Ah, Christmas was awesome, wasn’t it? At least, ours was; I hope the same is true for you all out there, blogulars. Here in the Darc recesses, our children gave us joy and gladness and we gave them toys and games. They seemed happy. I wanted so much for there to be more – it looked like more, to be sure, when all boxed and wrapped and ribboned – but in the end, it was all a small pile of things we hope they’ll enjoy.

And Christmas day itself was filled with good eats (I mean, prime rib on Christmas Eve followed by a traditional turkey feast on Christmas day), good times, good people and loads and loads of love. I don’t remember happier times, even in my childhood. There’s something so much more special about being on this side – the grown-up side – of Christmas. It really is more blessed to give than receive, I suppose.

And today? Well, today I’ll be able to look back over the year that was and, for the first time in many years, I’ll be able to smile.
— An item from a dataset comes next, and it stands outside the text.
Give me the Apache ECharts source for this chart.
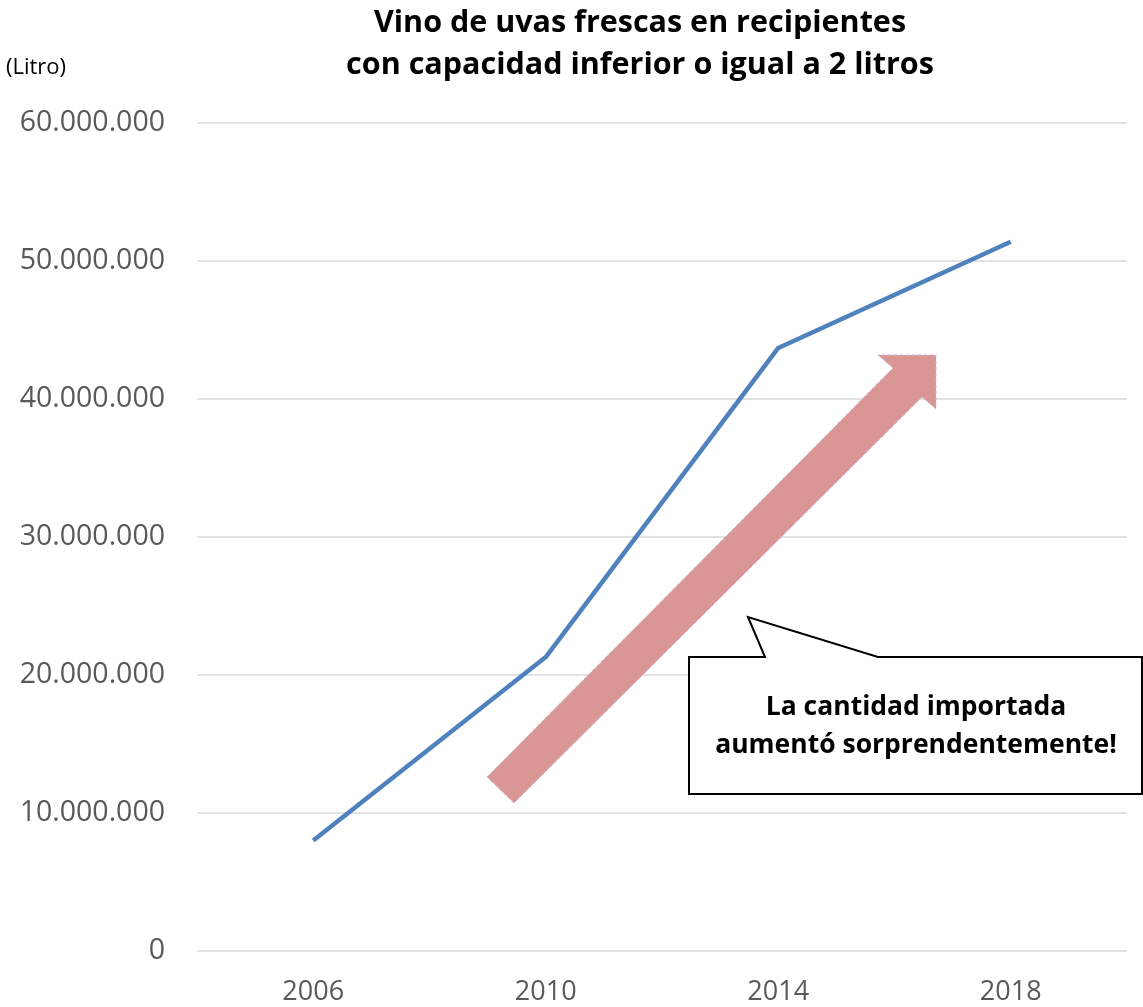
<!DOCTYPE html>
<html><head><meta charset="utf-8">
<script src="https://cdn.jsdelivr.net/npm/echarts@6/dist/echarts.min.js"></script>
<style>html,body{margin:0;padding:0;background:#fff}#c{width:1143px;height:1007px}</style>
</head><body><div id="c"></div>
<script>
const years = ['2006', '2010', '2014', '2018'];
const litros = [8000000, 21300000, 43700000, 51400000];
const yTicks = [0, 10000000, 20000000, 30000000, 40000000, 50000000, 60000000];
const titleLines = ['Vino de uvas frescas en recipientes', 'con capacidad inferior o igual a 2 litros'];
const unitLabel = '(Litro)';
const calloutLines = ['La cantidad importada', 'aumentó sorprendentemente!'];

const FONT = '"Open Sans", "Noto Sans", sans-serif';
const chart = echarts.init(document.getElementById('c'));
function fmt(v){ return String(v).replace(/\B(?=(\d{3})+(?!\d))/g, '.'); }

chart.setOption({
  animation: false,
  backgroundColor: '#fff',
  title: {
    text: titleLines.join('\n'),
    left: 635, textAlign: 'center', top: -3,
    textStyle: { fontFamily: FONT, fontSize: 30.5, fontWeight: 'bold', color: '#000', lineHeight: 42 }
  },
  grid: { left: 197, right: 16, top: 123, bottom: 56, containLabel: false },
  xAxis: {
    type: 'category', data: years, boundaryGap: true,
    axisLine: { show: false }, axisTick: { show: false },
    axisLabel: { fontFamily: FONT, fontSize: 27, color: '#595959', margin: 28 }
  },
  yAxis: {
    type: 'value', min: yTicks[0], max: yTicks[yTicks.length-1], interval: yTicks[1]-yTicks[0],
    axisLine: { show: false }, axisTick: { show: false },
    splitLine: { lineStyle: { color: '#d9d9d9', width: 1.5 } },
    axisLabel: { fontFamily: FONT, fontSize: 28.5, color: '#595959', margin: 32, formatter: fmt }
  },
  series: [{
    type: 'line', data: litros, symbol: 'none',
    lineStyle: { color: '#4F81BD', width: 4.5 }
  }],
  graphic: [
    { type: 'text', left: 6, top: 57, style: { text: unitLabel, font: '22px ' + FONT, fill: '#000' } },
    { type: 'polygon', z: 10,
      shape: { points: [[487,777],[893,368],[878,355],[936,355],[936,409],[922,397],[514,803]] },
      style: { fill: '#D99694', stroke: '#c9b3d9', lineWidth: 1, lineDash: [3,3] } },
    { type: 'polygon', z: 11,
      shape: { points: [[689,657],[765,657],[748,617],[878,657],[1142,657],[1142,794],[689,794]] },
      style: { fill: '#fff', stroke: '#000', lineWidth: 2 } },
    { type: 'text', z: 12, x: 916, y: 726,
      style: { text: calloutLines.join('\n'), font: 'bold 26.5px ' + FONT, fill: '#000', align: 'center', verticalAlign: 'middle', lineHeight: 38 } }
  ]
});
</script></body></html>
The year didn’t get redeemed at the last possible minute, there wasn’t any floodgate opening to dump money on us like last year, but this year there was even more build-up, more anticipation, more hope, joy and freedom. Less pressure, less stress, and even though I have to log in to work a couple of times this week, I’m on vacation and will have a job to go back to when January rolls around. That’s a really, really nice feeling.

Now, however, is the part where I get a little melancholy because it’s all over. The gifts are unwrapped, all the new toys and games tried, all the paper stuffed into garbage bags and ready to be put out in the trash. The candles are blown out, the turkey carcass ready to be picked over for sandwiches (yum!), and the chocolates are eaten and gone.

This year, however, I don’t have the blues too bad. This year, I have that lingering joy, love and wonder of a Christmas made magical again. For the first time in memory, Christmas was a time to look forward to, a time to hope for and anticipate. And that little bit of warmth glowing inside will linger with me for a while, I suspect. I hope.

So I hope your day was blessed and as joyous as ours, and may the days left in 2011 be more of the same. And I hope for each of you the new year will bring only the best of life.